─── Data segment ───
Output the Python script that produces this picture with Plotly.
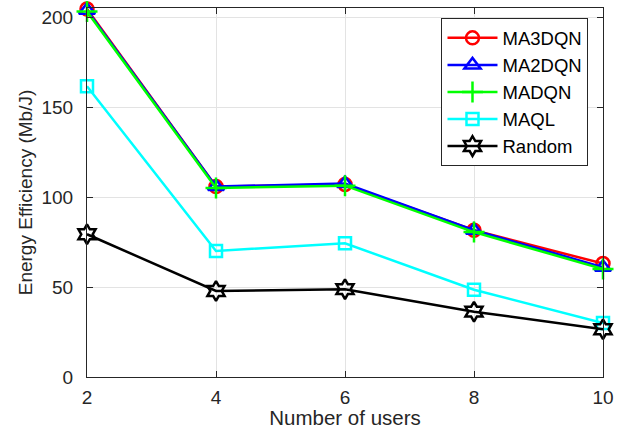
import plotly.graph_objects as go

users = [2, 4, 6, 8, 10]
ma3dqn = [204.5, 105.8, 107.0, 81.5, 63.0]
ma2dqn = [203.8, 105.8, 107.5, 81.5, 61.0]
madqn = [203.0, 105.0, 106.3, 80.5, 60.0]
maql = [161.5, 70.0, 74.3, 48.5, 30.0]
random_ = [79.3, 47.8, 48.8, 36.3, 26.5]

series = [
    ("MA3DQN", ma3dqn, "#ff0000", "circle-open", 13),
    ("MA2DQN", ma2dqn, "#0000ff", "triangle-up-open", 14),
    ("MADQN", madqn, "#00ff00", "cross-thin-open", 15),
    ("MAQL", maql, "#00ffff", "square-open", 12),
    ("Random", random_, "#000000", "hexagram-open", 15),
]

fig = go.Figure()
for name, vals, color, sym, sz in series:
    fig.add_trace(go.Scatter(
        x=users, y=vals, name=name, mode="lines+markers",
        line=dict(color=color, width=2.5),
        marker=dict(symbol=sym, size=sz, color=color,
                    line=dict(color=color, width=2.5)),
        cliponaxis=False,
    ))

font = "Liberation Sans, Arial, sans-serif"
axcol = "#262626"
fig.update_layout(
    width=624, height=429,
    margin=dict(l=87, r=21, t=7, b=51),
    paper_bgcolor="white", plot_bgcolor="white",
    font=dict(family=font, size=19, color=axcol),
    showlegend=True,
    legend=dict(
        x=0.687, y=0.972, xanchor="left", yanchor="top",
        bgcolor="white", bordercolor=axcol, borderwidth=1,
        font=dict(family=font, size=18.5, color="#000000"),
        tracegroupgap=0, itemwidth=50,
    ),
    xaxis=dict(
        range=[2, 10], tickvals=[2, 4, 6, 8, 10],
        showgrid=True, gridcolor="#e3e3e3", gridwidth=1,
        showline=True, linecolor=axcol, linewidth=1, mirror="allticks",
        ticks="inside", ticklen=6, tickcolor=axcol,
        zeroline=False, ticklabelstandoff=3,
        title=dict(text="Number of users", font=dict(size=20.5, color=axcol), standoff=0),
        tickfont=dict(size=19, color=axcol),
    ),
    yaxis=dict(
        range=[0, 205], tickvals=[0, 50, 100, 150, 200],
        showgrid=True, gridcolor="#e3e3e3", gridwidth=1,
        showline=True, linecolor=axcol, linewidth=1, mirror="allticks",
        ticks="inside", ticklen=6, tickcolor=axcol,
        zeroline=False, ticklabelstandoff=9,
        title=dict(text="Energy Efficiency (Mb/J)", font=dict(size=19, color=axcol), standoff=3),
        tickfont=dict(size=19, color=axcol),
    ),
)

fig.write_html("out.html")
───
What the task requires:
Skip every picture and return the lines above from the top through the one that contains "random_ = [79.3, 47.8, 48.8, 36.3, 26.5]".

Correct result:
Output the Python script that produces this picture with Plotly.
import plotly.graph_objects as go

users = [2, 4, 6, 8, 10]
ma3dqn = [204.5, 105.8, 107.0, 81.5, 63.0]
ma2dqn = [203.8, 105.8, 107.5, 81.5, 61.0]
madqn = [203.0, 105.0, 106.3, 80.5, 60.0]
maql = [161.5, 70.0, 74.3, 48.5, 30.0]
random_ = [79.3, 47.8, 48.8, 36.3, 26.5]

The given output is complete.